Accelerating Data Science using FPGAs
Emerging cloud applications like machine learning, AI and big data analytics require high performance computing systems that can sustain the increased amount of data processing without consuming excessive power. Towards this end, many cloud operators have started adopting heterogeneous infrastructures deploying hardware accelerators, like FPGAs, to increase the performance of computational intensive tasks. However, most hardware accelerators lack of programming efficiency as they are programmed using not-so widely used languages like OpenCL, VHDL and HLS.
According to a survey from Databricks in 2016, 91% of the data scientists care mostly about the performance of their applications and 76% care about the easy of programming. Therefore, the most efficient way for the data scientists to utilize hardware accelerators like FPGAs, in order to speedup their application, is through the use of a library of IP cores that can be used to speedup the most computationally intensive part of the algorithm. Ideally, what most data scientists want is better performance, lower TCO and no need to change their code.
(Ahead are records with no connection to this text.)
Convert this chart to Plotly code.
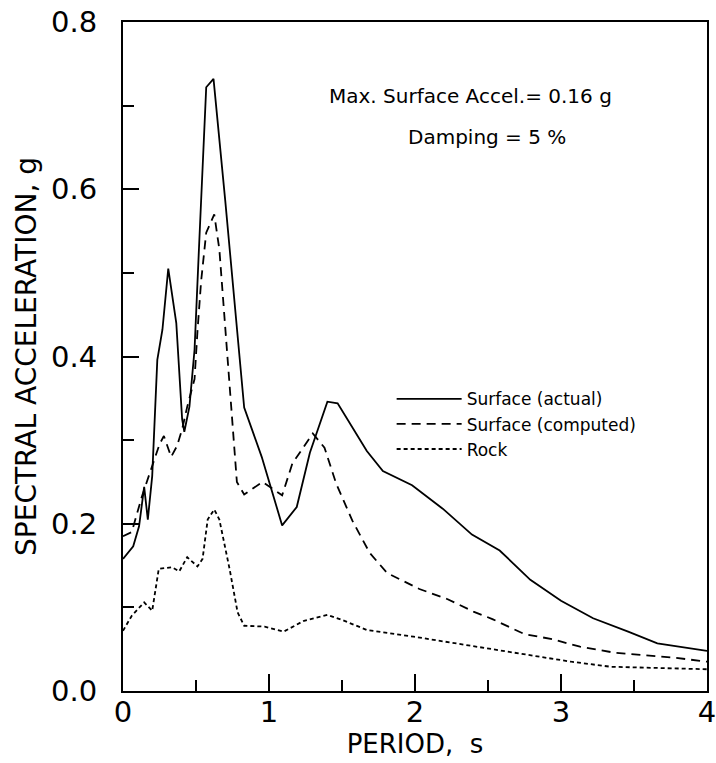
import plotly.graph_objects as go

# Surface (actual)
period_actual = [0.0, 0.07, 0.11, 0.145, 0.17, 0.2, 0.235, 0.27, 0.31, 0.365, 0.405, 0.42, 0.455,
                 0.49, 0.52, 0.57, 0.62, 0.70, 0.83, 0.95, 1.09, 1.19, 1.28, 1.40, 1.47, 1.67,
                 1.78, 1.98, 2.19, 2.39, 2.58, 2.79, 3.0, 3.22, 3.46, 3.66, 4.0]
sa_actual = [0.158, 0.173, 0.197, 0.244, 0.205, 0.257, 0.396, 0.432, 0.505, 0.44, 0.325, 0.31, 0.34,
             0.408, 0.528, 0.722, 0.732, 0.587, 0.339, 0.28, 0.198, 0.22, 0.285, 0.346, 0.344, 0.287,
             0.263, 0.246, 0.218, 0.187, 0.168, 0.133, 0.108, 0.087, 0.071, 0.057, 0.048]

# Surface (computed)
period_computed = [0.0, 0.06, 0.13, 0.25, 0.28, 0.33, 0.37, 0.405, 0.44, 0.49, 0.51, 0.535, 0.57,
                   0.625, 0.66, 0.71, 0.74, 0.78, 0.83, 0.955, 1.09, 1.16, 1.30, 1.38, 1.46, 1.57,
                   1.69, 1.81, 2.03, 2.22, 2.40, 2.53, 2.75, 2.94, 3.13, 3.36, 3.77, 4.0]
sa_computed = [0.185, 0.19, 0.233, 0.295, 0.305, 0.28, 0.293, 0.313, 0.34, 0.373, 0.43, 0.49, 0.548,
               0.57, 0.528, 0.408, 0.34, 0.25, 0.235, 0.25, 0.234, 0.272, 0.308, 0.291, 0.248, 0.204,
               0.165, 0.141, 0.122, 0.11, 0.095, 0.086, 0.068, 0.062, 0.053, 0.046, 0.04, 0.035]

# Rock
period_rock = [0.0, 0.06, 0.145, 0.2, 0.245, 0.335, 0.385, 0.44, 0.51, 0.545, 0.58, 0.625, 0.66,
               0.73, 0.785, 0.83, 0.97, 1.1, 1.24, 1.4, 1.5, 1.67, 1.99, 2.53, 3.07, 3.34, 4.0]
sa_rock = [0.072, 0.09, 0.106, 0.096, 0.146, 0.148, 0.143, 0.16, 0.149, 0.158, 0.205, 0.217, 0.205,
           0.146, 0.094, 0.078, 0.077, 0.071, 0.084, 0.091, 0.085, 0.073, 0.065, 0.05, 0.035, 0.029, 0.026]

x_ticks = [0, 1, 2, 3, 4]
x_tick_labels = ["0", "1", "2", "3", "4"]
y_ticks = [0.0, 0.2, 0.4, 0.6, 0.8]
y_tick_labels = ["0.0", "0.2", "0.4", "0.6", "0.8"]

FONT = "DejaVu Sans"
INK = "black"

fig = go.Figure()
fig.add_trace(go.Scatter(x=period_actual, y=sa_actual, mode="lines", name="Surface (actual)",
                         line=dict(color=INK, width=1.8, dash="solid")))
fig.add_trace(go.Scatter(x=period_computed, y=sa_computed, mode="lines", name="Surface (computed)",
                         line=dict(color=INK, width=1.8, dash="9px,6px")))
fig.add_trace(go.Scatter(x=period_rock, y=sa_rock, mode="lines", name="Rock",
                         line=dict(color=INK, width=1.8, dash="4px,3px")))

fig.add_annotation(x=2.38, y=0.712, xref="x", yref="y", text="Max. Surface Accel.= 0.16 g",
                   showarrow=False, xanchor="center", yanchor="middle",
                   font=dict(family=FONT, size=20, color=INK))
fig.add_annotation(x=2.49, y=0.663, xref="x", yref="y", text="Damping = 5 %",
                   showarrow=False, xanchor="center", yanchor="middle",
                   font=dict(family=FONT, size=20, color=INK))

fig.update_layout(
    width=716, height=763,
    margin=dict(l=123, r=9, t=22, b=72, autoexpand=False),
    paper_bgcolor="white", plot_bgcolor="white",
    font=dict(family=FONT, color=INK),
    showlegend=True,
    legend=dict(x=0.46, y=0.463, xanchor="left", yanchor="top",
                bgcolor="rgba(0,0,0,0)", borderwidth=0, itemwidth=65,
                font=dict(family=FONT, size=17, color=INK), tracegroupgap=0),
    xaxis=dict(range=[0, 4], tickvals=x_ticks, ticktext=x_tick_labels, automargin=False,
               ticklabeloverflow="allow",
               showgrid=False, zeroline=False, showline=True, linecolor=INK, linewidth=2,
               mirror=True, ticks="inside", ticklen=17, tickwidth=1.5, tickcolor=INK,
               minor=dict(ticks="inside", ticklen=11, tickwidth=1.5, tickcolor=INK, dtick=0.5,
                          showgrid=False),
               tickfont=dict(family=FONT, size=29, color=INK),
               ticklabelstandoff=-6,
               title=dict(text="PERIOD,  s", font=dict(family=FONT, size=26, color=INK), standoff=0)),
    yaxis=dict(range=[0, 0.8], tickvals=y_ticks, ticktext=y_tick_labels, automargin=False,
               ticklabeloverflow="allow",
               showgrid=False, zeroline=False, showline=True, linecolor=INK, linewidth=2,
               mirror=True, ticks="inside", ticklen=16, tickwidth=1.5, tickcolor=INK,
               minor=dict(ticks="inside", ticklen=11, tickwidth=1.5, tickcolor=INK, dtick=0.1,
                          showgrid=False),
               tickfont=dict(family=FONT, size=29, color=INK),
               ticklabelstandoff=18,
               title=dict(text="SPECTRAL ACCELERATION, g", font=dict(family=FONT, size=28, color=INK),
                          standoff=6)),
)

# remove the browser's default 8px body margin so the figure fills the window exactly
fig.write_html("out.html", config={"displayModeBar": False},
               post_script="document.body.style.margin='0';")
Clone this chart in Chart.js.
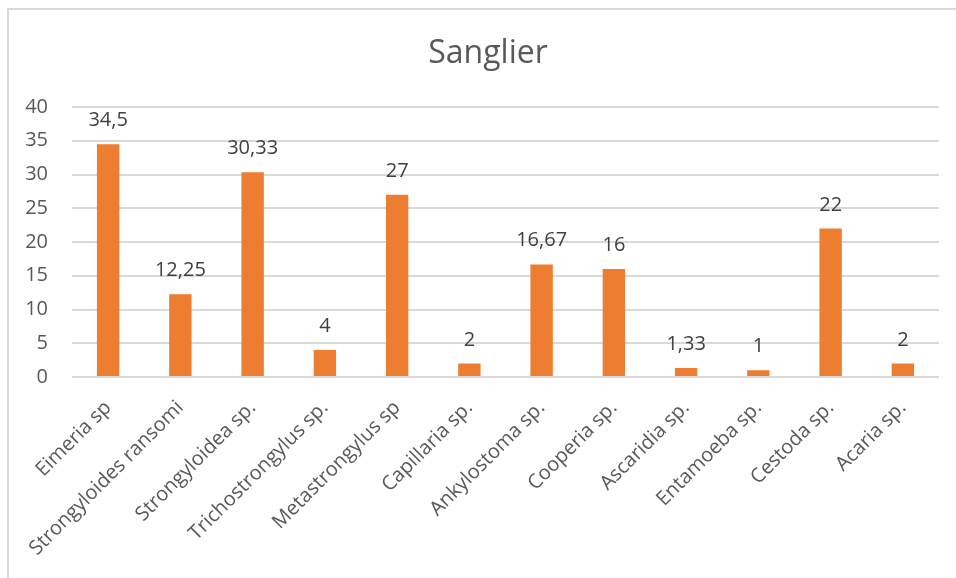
<!DOCTYPE html>
<html>
<head>
<meta charset="utf-8">
<script src="https://cdn.jsdelivr.net/npm/chart.js@4"></script>
<style>
  html, body { margin: 0; padding: 0; background: #fff; overflow: hidden; }
  #wrap { position: relative; width: 956px; height: 578px; }
  #frame { position: absolute; left: 7px; top: 8px; width: 1000px; height: 1000px;
           border-left: 2px solid #d9d9d9; border-top: 2px solid #d9d9d9; }
  canvas { position: absolute; left: 0; top: 0; }
</style>
</head>
<body>
<div id="wrap">
  <div id="frame"></div>
  <canvas id="chart" width="956" height="578"></canvas>
</div>
<script>
const chartTitle = 'Sanglier';
const categories = ['Eimeria sp', 'Strongyloides ransomi', 'Strongyloidea sp.', 'Trichostrongylus sp.',
  'Metastrongylus sp', 'Capillaria sp.', 'Ankylostoma sp.', 'Cooperia sp.', 'Ascaridia sp.',
  'Entamoeba sp.', 'Cestoda sp.', 'Acaria sp.'];
const values = [34.5, 12.25, 30.33, 4, 27, 2, 16.67, 16, 1.33, 1, 22, 2];
const yTicks = [0, 5, 10, 15, 20, 25, 30, 35, 40];

const fontFamily = '"Open Sans", sans-serif';

// title centred on the whole frame, value labels above bars (decimal comma)
const annotate = {
  id: 'annotate',
  afterDatasetsDraw(chart) {
    const ctx = chart.ctx;
    const meta = chart.getDatasetMeta(0);
    ctx.save();
    ctx.textAlign = 'center';
    ctx.textBaseline = 'alphabetic';

    ctx.font = '32px ' + fontFamily;
    ctx.fillStyle = '#595959';
    ctx.fillText(chartTitle, 488, 63);

    ctx.font = '20px ' + fontFamily;
    ctx.fillStyle = '#404040';
    meta.data.forEach((bar, i) => {
      const txt = String(values[i]).replace('.', ',');
      ctx.fillText(txt, bar.x, bar.y - 18);
    });
    ctx.restore();
  }
};

const ctx = document.getElementById('chart').getContext('2d');
new Chart(ctx, {
  type: 'bar',
  data: {
    labels: categories,
    datasets: [{
      data: values,
      backgroundColor: '#ED7D31',
      barPercentage: 0.31,
      categoryPercentage: 1
    }]
  },
  options: {
    responsive: false,
    animation: false,
    layout: { padding: { left: 0, right: 17, top: 107, bottom: 0 } },
    plugins: {
      legend: { display: false },
      tooltip: { enabled: false },
      title: { display: false }
    },
    scales: {
      x: {
        grid: { display: false },
        border: { display: false },
        ticks: {
          color: '#595959',
          font: { family: fontFamily, size: 20 },
          minRotation: 45,
          maxRotation: 45,
          autoSkip: false,
          padding: 11
        },
        afterFit(scale) { scale.height = 201; }
      },
      y: {
        min: 0,
        max: 40,
        afterBuildTicks(scale) { scale.ticks = yTicks.map(v => ({ value: v })); },
        grid: { color: '#d9d9d9', lineWidth: 2, drawTicks: false },
        border: { display: false },
        ticks: {
          color: '#595959',
          font: { family: fontFamily, size: 20 },
          padding: 24
        },
        afterFit(scale) { scale.width = 72; }
      }
    }
  },
  plugins: [annotate]
});
</script>
</body>
</html>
InAccel, a world leader is application acceleration, has released the new version of the Accelerated ML suite that allows data scientists to speedup the Machine learning applications without the need to change their code. InAccel offers a novel suite on AWS that can be used to speedup application for Apache Spark MLlib in the cloud (AWS) with zero-code changes. The provided platform is fully scalable and supports all the main new features of Apache Spark like pipeline and data Frames. For the data scientists that prefer to work with typical programming languages like C/C++, Java, Python and Scala, InAccel offers all the required APIs on AWS that allow the utilization of FPGAs in the cloud as simple as using a programing function.
Currently, InAccel offers two widely used algorithm for Machine learning training: Logistic Regression BGD and K-means clustering. Both of these algorithms were evaluated using the MNIST dataset (24 GBytes). The performance evaluation for 100 iterations showed that InAccel Accelerated ML suite for Apache Spark can achieve over 3x speedup for the machine learning and up to 2.5x overall (including the initialization of the Spark, the data extraction, etc.).
While the loading of the data and the data extraction run much faster on r5, due to the utilization of 48 cores, when it comes to machine learning that is the most computational intensive part, the FPGA-accelerated cores can achieve up to 3x speedup compared to the multi core.
The data scientist can enjoy not only higher speedup but also they can reduce the TCO (and keep happy the CFO). In the performance evaluation, we compared the Accelerated ML suite against the r5.x12large instances that cost the same as the f1.x2large plus the prices for the InAccel IP cores ($3/hour). Using the InAccel Accelerated ML suite for Apache Spark not only you can achieve up to 3x speedup but you also reduce the cost by 2.5x. If you application was running for 2.5 hours and costs $7.5, now you can achieve the same results in 1 hour (2.5x speedup) and the total cost will drop to $3.
Try now the InAccel ML suite and get 3x speedup and 2x lower TCO without changing you code. Is there any pitfall? Currently, the Accelerated ML suite can support up to 784 features for Logistic regression and Kmeans and up to 32 classes/centroids. The architect in the FPGA is optimized to handle up to these features for now. Soon, we are going to release the new framework that is fully customizable that can support higher number of features and classes.